Which is cheaper, Batumi or Tbilisi?

Batumi and Tbilisi currently have comparable average price points for new builds — Batumi at $1,865/sqm (turnkey, 2025) and Tbilisi at $1,373/sqm (white frame, December 2025). However, Batumi offers higher short-term rental yield potential due to tourism demand, while Tbilisi provides stronger local rental demand depth and stability.

Is Batumi good for real estate investment?

Transaction growth (+20% YoY) and foreign buyer demand (52% of market) are positive signals, but the right answer depends on your goal. Gross yields sit at 7.4%, yet net yields often land at 2–4% — making entry price and asset selection critical. Generic mid-market studios face oversupply risk; differentiated properties tend to hold performance.

Where is the best place to buy investment property in Georgia?

Batumi leads for rental-income plays given tourism infrastructure and short-term rental demand.
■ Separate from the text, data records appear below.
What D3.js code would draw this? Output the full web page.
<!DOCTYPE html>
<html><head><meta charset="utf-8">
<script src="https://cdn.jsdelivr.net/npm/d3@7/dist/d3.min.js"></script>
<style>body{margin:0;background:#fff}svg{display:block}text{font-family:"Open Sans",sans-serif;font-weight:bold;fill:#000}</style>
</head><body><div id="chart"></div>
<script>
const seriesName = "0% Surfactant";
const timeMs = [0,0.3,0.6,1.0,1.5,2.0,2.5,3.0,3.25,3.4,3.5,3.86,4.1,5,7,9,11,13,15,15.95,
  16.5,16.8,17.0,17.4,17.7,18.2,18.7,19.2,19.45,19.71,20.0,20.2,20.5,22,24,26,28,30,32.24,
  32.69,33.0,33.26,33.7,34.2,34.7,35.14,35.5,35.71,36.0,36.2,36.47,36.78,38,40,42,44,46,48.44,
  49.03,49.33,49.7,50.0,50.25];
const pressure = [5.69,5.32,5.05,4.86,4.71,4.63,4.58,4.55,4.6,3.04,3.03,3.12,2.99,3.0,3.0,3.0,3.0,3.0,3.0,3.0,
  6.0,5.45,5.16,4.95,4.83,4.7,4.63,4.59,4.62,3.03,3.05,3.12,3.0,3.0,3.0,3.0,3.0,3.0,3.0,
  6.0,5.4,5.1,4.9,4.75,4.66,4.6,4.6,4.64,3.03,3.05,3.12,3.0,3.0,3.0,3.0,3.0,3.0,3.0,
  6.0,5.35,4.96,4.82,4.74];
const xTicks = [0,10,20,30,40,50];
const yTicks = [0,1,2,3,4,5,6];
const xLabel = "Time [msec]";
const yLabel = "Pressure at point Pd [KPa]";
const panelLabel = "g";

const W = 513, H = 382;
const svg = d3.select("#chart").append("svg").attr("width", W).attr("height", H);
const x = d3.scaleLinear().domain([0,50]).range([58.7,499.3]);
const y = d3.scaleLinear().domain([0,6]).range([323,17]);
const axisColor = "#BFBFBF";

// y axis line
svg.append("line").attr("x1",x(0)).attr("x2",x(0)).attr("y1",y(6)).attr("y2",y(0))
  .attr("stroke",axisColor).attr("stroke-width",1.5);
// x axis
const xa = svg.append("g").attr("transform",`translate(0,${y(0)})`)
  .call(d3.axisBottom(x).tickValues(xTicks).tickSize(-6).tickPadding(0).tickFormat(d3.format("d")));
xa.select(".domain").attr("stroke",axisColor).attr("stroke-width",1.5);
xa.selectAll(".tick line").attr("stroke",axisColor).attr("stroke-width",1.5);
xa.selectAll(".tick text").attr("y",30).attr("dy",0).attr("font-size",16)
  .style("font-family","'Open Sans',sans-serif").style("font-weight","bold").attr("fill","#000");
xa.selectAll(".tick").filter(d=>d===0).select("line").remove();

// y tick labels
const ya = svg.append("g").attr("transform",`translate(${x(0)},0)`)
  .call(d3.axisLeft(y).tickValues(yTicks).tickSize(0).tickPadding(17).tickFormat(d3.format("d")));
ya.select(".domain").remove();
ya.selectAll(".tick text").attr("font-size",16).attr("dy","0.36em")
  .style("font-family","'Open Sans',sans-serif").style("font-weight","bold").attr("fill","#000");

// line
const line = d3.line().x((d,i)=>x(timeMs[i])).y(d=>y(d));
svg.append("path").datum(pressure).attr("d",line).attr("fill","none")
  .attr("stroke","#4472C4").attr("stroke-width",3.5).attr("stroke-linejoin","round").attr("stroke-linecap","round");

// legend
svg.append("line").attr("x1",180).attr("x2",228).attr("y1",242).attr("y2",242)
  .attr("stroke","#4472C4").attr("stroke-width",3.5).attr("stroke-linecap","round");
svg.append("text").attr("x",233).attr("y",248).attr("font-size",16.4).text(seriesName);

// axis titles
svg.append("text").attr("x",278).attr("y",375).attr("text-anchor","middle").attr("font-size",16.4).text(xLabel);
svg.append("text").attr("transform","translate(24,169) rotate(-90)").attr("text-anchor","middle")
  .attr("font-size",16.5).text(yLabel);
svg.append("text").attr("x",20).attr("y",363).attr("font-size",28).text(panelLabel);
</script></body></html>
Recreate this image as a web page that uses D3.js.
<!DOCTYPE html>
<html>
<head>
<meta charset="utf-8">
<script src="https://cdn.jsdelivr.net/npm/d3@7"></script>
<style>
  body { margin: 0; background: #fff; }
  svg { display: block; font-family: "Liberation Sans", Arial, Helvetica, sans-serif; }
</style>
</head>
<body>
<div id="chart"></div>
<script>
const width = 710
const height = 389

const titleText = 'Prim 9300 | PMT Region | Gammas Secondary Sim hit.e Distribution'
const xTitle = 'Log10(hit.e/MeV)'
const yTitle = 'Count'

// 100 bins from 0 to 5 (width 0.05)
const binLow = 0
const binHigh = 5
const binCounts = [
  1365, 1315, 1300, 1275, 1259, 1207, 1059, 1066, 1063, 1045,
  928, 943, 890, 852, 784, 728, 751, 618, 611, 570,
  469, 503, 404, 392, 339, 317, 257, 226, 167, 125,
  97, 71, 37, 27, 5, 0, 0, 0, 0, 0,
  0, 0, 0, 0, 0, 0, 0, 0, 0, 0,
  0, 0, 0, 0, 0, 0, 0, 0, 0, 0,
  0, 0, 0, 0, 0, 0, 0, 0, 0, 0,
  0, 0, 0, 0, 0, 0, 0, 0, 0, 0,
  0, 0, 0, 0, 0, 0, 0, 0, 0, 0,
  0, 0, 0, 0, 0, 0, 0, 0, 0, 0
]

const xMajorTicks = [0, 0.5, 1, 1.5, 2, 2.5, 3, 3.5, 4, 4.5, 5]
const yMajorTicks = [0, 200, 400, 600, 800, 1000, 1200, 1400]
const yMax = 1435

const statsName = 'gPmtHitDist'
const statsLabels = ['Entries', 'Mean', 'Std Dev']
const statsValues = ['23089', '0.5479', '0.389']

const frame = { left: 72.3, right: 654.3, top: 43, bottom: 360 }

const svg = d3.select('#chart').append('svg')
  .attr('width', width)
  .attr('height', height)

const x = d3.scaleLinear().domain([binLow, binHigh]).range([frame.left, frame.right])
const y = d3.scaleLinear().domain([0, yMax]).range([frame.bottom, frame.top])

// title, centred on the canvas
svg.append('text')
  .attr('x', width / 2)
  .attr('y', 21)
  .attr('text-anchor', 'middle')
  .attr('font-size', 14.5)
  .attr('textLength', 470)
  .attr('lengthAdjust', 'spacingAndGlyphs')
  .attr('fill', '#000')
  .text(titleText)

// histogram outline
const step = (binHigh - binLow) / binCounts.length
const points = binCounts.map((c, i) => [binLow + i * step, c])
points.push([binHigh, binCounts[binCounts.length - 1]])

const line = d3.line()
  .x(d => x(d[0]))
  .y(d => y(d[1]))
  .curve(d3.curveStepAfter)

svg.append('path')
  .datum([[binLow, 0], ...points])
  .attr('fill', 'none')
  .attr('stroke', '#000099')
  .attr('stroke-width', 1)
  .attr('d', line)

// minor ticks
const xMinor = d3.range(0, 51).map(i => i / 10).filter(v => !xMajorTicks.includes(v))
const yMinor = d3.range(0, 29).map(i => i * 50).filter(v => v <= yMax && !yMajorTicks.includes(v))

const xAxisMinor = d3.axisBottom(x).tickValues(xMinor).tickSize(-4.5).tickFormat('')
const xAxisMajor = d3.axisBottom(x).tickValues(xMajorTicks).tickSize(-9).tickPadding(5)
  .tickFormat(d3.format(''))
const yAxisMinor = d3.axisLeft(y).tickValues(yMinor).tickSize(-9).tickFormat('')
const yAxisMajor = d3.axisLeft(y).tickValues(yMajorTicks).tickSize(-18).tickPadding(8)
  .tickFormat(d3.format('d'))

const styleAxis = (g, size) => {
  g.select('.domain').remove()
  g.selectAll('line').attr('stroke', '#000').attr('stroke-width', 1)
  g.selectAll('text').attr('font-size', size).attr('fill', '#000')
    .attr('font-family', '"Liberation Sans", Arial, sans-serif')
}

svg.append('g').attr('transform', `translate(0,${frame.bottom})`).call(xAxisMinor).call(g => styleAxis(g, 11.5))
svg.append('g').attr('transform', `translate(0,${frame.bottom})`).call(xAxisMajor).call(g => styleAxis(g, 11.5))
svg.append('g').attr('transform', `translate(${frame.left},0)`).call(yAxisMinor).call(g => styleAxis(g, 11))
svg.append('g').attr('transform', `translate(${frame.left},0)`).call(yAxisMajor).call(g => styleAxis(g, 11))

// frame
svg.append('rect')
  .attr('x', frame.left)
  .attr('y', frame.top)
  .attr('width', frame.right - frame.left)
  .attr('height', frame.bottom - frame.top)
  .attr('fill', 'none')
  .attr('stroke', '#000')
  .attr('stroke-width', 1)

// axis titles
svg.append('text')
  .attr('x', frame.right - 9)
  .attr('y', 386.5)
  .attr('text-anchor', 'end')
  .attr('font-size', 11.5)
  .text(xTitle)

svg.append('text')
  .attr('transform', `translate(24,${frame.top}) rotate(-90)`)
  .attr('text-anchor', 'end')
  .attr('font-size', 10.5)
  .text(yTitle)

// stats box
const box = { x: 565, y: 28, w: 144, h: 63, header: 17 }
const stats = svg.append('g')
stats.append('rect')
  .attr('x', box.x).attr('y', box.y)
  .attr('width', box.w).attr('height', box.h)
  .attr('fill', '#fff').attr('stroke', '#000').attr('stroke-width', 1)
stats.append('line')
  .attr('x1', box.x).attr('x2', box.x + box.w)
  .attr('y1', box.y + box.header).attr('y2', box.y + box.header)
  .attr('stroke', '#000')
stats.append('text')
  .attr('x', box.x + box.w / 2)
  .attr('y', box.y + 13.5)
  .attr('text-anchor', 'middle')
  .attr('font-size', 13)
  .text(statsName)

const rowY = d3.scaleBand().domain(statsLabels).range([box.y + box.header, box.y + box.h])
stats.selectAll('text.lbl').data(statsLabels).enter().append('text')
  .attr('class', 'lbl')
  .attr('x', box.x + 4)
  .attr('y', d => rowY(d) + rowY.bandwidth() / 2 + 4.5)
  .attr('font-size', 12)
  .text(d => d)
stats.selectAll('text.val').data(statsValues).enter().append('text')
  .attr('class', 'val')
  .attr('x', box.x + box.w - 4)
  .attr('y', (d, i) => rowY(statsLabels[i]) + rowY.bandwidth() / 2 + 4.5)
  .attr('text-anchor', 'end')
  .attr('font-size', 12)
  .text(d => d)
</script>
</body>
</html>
Tbilisi offers more stable long-term capital appreciation (8.6% gross yields, February 2025) backed by population and business demand. Conservative capital favors Tbilisi; yield-focused investors with active management capacity lean toward Batumi.

Can foreigners buy property in Batumi?

Yes. Georgia places no restrictions on foreign property ownership. Foreigners can purchase, register, and sell property with the same rights as Georgian citizens. The transaction process requires a passport, proof of funds, and a bilingual purchase agreement, completed at the Public Service Hall. Property transfer carries zero tax — buyers pay only NAPR registration fees (50–350 GEL, or $19–$130).

What is the 7% rule in real estate?

The 7% rule is an investor heuristic: a property should generate at least 7% gross annual return to cover financing costs, operating expenses, and deliver acceptable cash flow. Batumi gross yields sit near that threshold at approximately 7.4%, but net yields (2–4%) are the more important figure to scrutinize when evaluating actual cash returns.